-- start --

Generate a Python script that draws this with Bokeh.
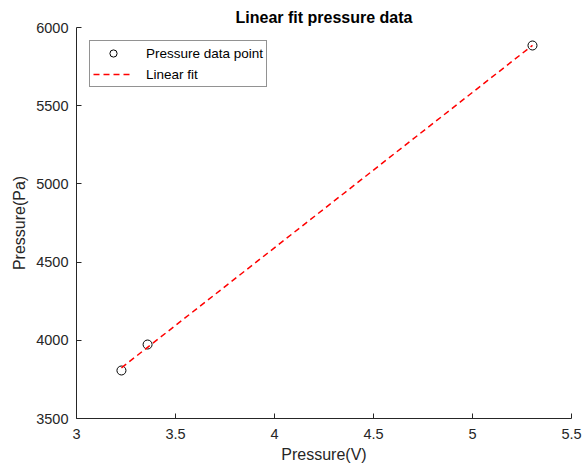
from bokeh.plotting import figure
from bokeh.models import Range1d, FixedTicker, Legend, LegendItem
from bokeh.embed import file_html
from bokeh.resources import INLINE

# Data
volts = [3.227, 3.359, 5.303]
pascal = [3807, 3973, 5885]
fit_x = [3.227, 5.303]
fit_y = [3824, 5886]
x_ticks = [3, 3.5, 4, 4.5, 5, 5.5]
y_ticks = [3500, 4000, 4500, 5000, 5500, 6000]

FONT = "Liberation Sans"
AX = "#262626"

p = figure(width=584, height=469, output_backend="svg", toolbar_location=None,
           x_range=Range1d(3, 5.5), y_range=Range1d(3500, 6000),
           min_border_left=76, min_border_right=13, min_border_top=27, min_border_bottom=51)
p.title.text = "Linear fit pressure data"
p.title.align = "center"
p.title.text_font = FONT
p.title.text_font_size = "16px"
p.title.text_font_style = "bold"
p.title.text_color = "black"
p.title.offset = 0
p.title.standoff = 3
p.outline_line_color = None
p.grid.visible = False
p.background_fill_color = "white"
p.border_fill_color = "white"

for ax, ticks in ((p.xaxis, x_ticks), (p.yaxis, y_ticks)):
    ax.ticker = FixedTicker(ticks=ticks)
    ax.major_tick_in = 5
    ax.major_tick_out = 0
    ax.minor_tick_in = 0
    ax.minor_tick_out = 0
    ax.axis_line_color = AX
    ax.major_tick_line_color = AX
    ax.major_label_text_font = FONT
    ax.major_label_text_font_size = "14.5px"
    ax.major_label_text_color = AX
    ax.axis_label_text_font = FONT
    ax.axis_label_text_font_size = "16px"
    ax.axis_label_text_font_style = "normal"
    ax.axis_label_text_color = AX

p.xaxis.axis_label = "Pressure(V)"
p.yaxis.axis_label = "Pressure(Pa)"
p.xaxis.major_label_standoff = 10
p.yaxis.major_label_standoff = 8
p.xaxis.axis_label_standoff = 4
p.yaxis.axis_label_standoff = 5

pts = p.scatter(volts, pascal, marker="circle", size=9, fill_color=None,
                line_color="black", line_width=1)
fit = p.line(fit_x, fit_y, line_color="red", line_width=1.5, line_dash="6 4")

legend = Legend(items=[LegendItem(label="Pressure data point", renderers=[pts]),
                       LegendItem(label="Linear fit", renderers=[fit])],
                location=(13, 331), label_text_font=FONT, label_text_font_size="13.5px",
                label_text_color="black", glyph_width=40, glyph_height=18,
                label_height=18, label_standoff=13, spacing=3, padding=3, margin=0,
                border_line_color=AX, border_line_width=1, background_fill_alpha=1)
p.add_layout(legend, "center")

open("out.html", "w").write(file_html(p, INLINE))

-- end --

Pictures stay out. Repeat only the lines from the beginning of the data through the line that has "from bokeh.resources import INLINE".

Generate a Python script that draws this with Bokeh.
from bokeh.plotting import figure
from bokeh.models import Range1d, FixedTicker, Legend, LegendItem
from bokeh.embed import file_html
from bokeh.resources import INLINE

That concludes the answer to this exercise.